* TASK PROMPT
Your task is to copy the stretch of lines in the records below that begins with the line containing "Convert this chart to Observable Plot code." and ends with the line containing "0.98, 1.125, 1.2];", exactly as written, with nothing added.

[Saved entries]

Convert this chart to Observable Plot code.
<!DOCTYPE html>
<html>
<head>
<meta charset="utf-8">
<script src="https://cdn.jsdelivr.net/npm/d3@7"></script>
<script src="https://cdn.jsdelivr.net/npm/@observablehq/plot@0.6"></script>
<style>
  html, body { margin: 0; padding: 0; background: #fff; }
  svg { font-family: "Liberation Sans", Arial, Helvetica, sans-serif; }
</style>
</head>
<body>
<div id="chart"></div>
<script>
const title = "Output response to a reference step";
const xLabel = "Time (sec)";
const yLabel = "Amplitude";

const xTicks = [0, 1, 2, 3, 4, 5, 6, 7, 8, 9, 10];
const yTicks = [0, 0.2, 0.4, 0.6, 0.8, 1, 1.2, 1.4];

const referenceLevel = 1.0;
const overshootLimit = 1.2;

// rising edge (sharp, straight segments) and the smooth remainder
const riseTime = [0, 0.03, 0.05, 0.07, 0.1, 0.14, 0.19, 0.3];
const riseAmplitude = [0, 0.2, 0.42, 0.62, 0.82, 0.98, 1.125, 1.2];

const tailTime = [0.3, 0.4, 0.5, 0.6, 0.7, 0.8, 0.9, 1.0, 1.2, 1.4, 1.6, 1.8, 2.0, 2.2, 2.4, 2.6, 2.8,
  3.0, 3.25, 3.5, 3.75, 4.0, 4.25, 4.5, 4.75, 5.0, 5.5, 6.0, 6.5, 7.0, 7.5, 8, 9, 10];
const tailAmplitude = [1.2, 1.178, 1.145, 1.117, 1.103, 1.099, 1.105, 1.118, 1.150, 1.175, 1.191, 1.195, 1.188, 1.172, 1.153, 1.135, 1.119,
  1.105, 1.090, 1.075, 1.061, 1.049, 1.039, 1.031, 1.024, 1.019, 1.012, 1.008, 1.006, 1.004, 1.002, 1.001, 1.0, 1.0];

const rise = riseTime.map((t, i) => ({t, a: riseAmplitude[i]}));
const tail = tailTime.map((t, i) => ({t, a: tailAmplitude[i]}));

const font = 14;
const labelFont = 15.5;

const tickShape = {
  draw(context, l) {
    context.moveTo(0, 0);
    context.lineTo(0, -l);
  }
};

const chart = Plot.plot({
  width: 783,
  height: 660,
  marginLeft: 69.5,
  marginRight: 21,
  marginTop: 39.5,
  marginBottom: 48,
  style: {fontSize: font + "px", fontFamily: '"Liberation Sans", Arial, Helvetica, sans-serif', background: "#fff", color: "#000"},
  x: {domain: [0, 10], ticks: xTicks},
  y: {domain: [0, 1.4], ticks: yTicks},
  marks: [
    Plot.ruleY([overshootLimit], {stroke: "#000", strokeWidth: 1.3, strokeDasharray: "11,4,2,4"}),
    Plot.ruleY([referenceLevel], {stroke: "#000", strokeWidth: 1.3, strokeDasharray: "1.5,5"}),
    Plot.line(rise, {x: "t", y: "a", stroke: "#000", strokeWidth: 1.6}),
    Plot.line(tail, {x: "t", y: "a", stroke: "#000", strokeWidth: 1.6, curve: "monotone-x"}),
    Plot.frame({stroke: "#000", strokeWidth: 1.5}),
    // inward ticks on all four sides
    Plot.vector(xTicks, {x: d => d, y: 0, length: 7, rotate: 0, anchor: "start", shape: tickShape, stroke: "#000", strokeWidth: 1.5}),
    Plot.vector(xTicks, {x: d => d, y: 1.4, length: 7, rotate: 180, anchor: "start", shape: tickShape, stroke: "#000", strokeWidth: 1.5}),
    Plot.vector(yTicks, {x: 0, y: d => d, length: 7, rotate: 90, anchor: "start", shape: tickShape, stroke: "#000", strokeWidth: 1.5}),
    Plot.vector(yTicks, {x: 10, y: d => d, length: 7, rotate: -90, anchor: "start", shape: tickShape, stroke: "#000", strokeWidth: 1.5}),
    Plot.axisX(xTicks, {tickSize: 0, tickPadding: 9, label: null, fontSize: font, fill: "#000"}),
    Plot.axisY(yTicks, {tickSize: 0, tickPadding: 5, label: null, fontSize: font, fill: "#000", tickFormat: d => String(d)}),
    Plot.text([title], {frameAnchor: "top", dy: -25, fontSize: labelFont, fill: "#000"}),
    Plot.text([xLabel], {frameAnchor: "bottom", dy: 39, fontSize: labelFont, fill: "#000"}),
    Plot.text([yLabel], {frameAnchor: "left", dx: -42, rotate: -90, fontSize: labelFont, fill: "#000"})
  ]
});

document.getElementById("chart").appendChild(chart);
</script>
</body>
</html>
---
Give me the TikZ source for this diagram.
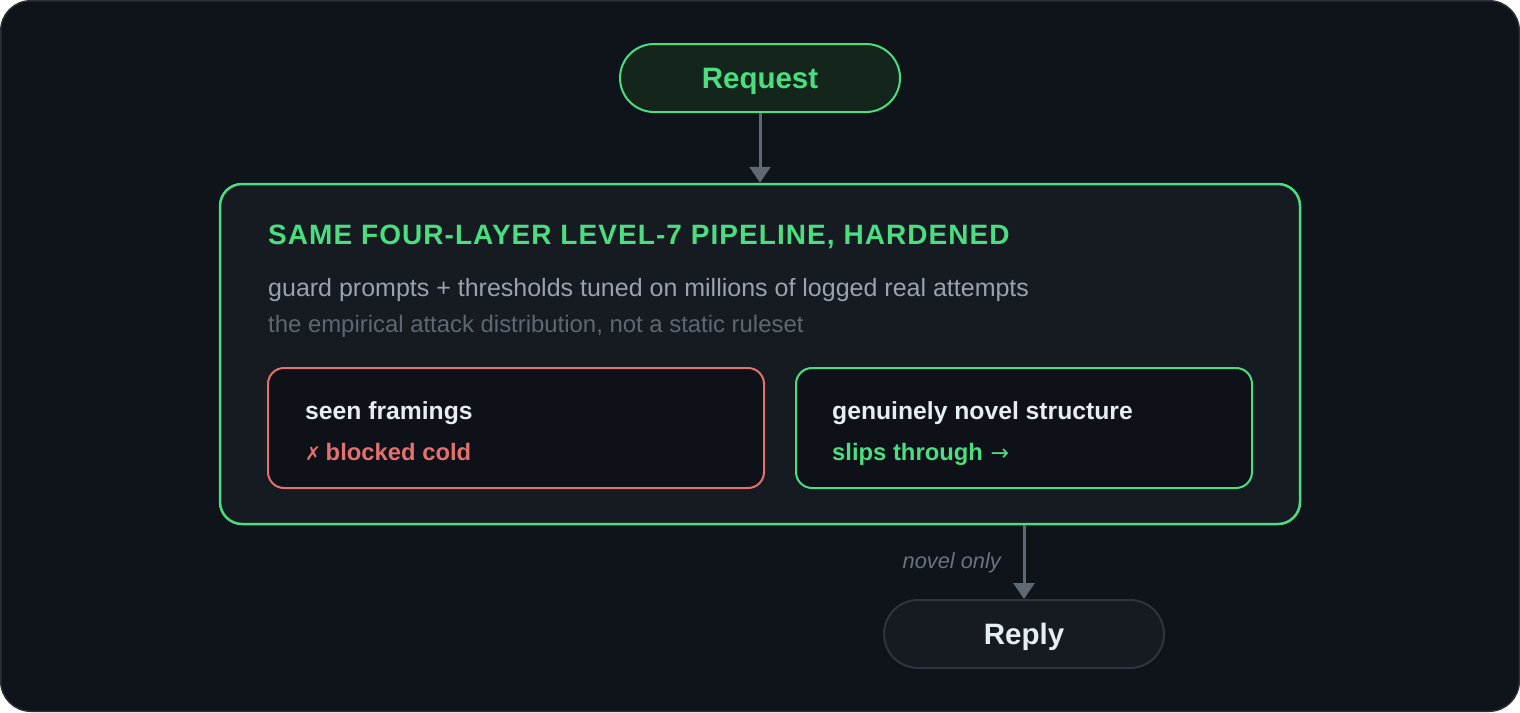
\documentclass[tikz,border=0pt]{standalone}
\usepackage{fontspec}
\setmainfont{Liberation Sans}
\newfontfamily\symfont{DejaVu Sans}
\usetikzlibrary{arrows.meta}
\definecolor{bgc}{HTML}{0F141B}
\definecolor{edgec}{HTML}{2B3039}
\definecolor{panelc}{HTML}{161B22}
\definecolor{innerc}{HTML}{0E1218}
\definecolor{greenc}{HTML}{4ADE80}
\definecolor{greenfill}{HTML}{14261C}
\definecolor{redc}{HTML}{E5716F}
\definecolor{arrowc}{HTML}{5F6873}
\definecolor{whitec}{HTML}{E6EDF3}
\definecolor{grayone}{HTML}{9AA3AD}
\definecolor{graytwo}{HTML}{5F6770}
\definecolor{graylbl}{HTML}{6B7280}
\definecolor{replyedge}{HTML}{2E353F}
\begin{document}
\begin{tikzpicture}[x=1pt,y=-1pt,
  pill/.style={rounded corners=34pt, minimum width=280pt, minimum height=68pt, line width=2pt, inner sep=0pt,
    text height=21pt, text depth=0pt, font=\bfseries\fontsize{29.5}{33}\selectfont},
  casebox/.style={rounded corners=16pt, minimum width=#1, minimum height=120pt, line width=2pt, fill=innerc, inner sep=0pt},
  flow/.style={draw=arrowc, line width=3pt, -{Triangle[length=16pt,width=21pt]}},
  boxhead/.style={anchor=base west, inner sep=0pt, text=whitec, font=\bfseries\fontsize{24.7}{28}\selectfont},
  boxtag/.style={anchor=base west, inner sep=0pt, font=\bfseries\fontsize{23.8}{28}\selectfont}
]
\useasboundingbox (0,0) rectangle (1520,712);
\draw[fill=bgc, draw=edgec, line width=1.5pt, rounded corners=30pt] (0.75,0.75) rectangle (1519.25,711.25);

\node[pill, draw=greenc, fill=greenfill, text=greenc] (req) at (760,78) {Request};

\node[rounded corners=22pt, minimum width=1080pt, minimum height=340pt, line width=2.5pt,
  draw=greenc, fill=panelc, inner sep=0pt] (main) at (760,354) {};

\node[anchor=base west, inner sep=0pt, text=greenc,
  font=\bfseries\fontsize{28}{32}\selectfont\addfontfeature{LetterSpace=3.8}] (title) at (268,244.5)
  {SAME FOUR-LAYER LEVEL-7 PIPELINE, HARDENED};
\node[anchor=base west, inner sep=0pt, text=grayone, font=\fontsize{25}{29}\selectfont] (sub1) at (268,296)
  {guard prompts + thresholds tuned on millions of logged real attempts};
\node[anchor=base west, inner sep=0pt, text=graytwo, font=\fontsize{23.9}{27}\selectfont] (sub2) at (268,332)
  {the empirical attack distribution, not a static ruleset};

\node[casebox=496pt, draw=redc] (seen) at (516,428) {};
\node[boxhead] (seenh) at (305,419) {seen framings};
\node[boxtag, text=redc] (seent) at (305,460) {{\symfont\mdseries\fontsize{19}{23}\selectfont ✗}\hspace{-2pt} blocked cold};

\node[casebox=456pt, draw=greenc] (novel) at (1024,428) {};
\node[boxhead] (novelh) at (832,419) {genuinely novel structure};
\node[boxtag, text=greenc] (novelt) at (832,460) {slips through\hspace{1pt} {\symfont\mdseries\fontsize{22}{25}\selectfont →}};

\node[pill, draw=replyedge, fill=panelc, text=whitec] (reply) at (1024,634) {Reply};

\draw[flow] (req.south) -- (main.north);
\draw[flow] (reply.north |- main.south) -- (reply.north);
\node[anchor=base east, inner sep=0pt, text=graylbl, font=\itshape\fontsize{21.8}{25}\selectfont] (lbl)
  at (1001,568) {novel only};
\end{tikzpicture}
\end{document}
* * *
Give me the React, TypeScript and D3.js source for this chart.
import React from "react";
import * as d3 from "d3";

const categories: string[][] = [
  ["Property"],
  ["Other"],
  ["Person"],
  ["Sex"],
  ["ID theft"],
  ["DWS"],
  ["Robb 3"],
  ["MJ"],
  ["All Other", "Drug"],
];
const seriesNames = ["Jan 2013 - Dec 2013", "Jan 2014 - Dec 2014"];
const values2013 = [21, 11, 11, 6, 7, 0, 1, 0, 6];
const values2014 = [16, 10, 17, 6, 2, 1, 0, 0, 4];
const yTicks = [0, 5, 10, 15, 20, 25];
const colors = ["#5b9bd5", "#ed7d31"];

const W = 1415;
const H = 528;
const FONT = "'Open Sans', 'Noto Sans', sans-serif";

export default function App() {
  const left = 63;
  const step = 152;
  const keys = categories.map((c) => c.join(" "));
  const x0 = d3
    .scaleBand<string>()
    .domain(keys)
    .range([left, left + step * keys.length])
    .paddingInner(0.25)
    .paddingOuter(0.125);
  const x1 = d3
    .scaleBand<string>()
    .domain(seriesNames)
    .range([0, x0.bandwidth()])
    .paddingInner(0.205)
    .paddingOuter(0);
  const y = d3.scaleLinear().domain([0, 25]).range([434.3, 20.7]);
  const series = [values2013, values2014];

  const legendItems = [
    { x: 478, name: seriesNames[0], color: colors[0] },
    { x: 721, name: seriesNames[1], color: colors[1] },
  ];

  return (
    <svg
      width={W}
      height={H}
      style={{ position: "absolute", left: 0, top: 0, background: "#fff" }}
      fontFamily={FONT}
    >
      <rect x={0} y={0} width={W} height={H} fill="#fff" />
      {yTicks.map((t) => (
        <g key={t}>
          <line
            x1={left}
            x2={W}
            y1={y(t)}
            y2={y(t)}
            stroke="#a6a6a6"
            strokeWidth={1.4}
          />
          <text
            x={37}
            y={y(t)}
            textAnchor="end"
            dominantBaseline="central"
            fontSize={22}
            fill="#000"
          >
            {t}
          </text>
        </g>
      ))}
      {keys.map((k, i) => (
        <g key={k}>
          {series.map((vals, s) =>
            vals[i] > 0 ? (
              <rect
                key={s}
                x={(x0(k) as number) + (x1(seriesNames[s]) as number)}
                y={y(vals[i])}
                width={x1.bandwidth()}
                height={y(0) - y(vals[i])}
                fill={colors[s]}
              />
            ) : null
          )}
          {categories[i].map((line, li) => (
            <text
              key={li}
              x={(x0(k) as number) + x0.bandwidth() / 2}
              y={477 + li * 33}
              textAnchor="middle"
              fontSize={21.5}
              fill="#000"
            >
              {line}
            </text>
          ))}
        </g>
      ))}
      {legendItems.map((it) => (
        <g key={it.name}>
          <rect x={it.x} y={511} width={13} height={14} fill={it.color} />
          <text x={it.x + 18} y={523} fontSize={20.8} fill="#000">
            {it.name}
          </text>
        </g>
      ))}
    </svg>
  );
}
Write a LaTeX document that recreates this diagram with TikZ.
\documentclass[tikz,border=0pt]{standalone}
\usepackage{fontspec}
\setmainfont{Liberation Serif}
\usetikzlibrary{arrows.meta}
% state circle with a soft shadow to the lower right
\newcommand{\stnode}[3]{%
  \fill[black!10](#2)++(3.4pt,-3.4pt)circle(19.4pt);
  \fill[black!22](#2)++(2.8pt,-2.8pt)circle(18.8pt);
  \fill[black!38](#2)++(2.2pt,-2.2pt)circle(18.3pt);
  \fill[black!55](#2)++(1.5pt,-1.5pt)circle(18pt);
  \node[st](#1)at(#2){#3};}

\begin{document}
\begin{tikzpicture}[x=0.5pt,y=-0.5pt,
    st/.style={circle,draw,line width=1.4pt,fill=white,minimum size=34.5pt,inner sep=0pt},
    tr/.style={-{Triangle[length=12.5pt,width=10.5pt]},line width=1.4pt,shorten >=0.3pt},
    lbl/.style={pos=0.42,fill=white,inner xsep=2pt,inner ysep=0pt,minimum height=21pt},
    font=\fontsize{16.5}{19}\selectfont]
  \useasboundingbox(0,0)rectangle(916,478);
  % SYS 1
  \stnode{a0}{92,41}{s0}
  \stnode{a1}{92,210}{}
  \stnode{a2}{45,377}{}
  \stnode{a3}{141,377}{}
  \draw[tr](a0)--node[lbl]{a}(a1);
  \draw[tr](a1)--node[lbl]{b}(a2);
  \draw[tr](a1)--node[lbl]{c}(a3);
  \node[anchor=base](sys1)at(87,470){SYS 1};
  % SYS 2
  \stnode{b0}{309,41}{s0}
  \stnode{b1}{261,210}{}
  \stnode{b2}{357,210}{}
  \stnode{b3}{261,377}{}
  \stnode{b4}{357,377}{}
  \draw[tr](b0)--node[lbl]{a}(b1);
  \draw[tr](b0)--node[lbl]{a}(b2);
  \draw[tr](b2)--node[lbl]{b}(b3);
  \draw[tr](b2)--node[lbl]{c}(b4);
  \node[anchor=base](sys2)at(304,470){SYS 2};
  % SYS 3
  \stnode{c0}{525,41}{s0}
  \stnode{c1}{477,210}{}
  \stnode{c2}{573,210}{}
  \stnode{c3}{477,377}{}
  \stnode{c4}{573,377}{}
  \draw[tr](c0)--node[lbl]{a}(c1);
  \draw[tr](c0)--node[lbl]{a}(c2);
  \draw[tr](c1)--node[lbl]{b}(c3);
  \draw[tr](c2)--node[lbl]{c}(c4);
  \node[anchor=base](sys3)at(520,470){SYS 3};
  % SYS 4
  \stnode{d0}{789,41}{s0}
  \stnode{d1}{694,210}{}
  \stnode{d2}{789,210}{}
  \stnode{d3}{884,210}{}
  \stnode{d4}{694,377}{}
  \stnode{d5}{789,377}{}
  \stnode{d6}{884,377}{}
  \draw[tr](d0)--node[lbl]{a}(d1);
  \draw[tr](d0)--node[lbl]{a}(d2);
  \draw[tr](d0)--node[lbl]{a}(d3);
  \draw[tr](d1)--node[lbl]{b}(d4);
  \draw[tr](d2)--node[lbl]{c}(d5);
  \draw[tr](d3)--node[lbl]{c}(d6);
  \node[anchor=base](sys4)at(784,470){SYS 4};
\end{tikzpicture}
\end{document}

* WORKED SOLUTION
Convert this chart to Observable Plot code.
<!DOCTYPE html>
<html>
<head>
<meta charset="utf-8">
<script src="https://cdn.jsdelivr.net/npm/d3@7"></script>
<script src="https://cdn.jsdelivr.net/npm/@observablehq/plot@0.6"></script>
<style>
  html, body { margin: 0; padding: 0; background: #fff; }
  svg { font-family: "Liberation Sans", Arial, Helvetica, sans-serif; }
</style>
</head>
<body>
<div id="chart"></div>
<script>
const title = "Output response to a reference step";
const xLabel = "Time (sec)";
const yLabel = "Amplitude";

const xTicks = [0, 1, 2, 3, 4, 5, 6, 7, 8, 9, 10];
const yTicks = [0, 0.2, 0.4, 0.6, 0.8, 1, 1.2, 1.4];

const referenceLevel = 1.0;
const overshootLimit = 1.2;

// rising edge (sharp, straight segments) and the smooth remainder
const riseTime = [0, 0.03, 0.05, 0.07, 0.1, 0.14, 0.19, 0.3];
const riseAmplitude = [0, 0.2, 0.42, 0.62, 0.82, 0.98, 1.125, 1.2];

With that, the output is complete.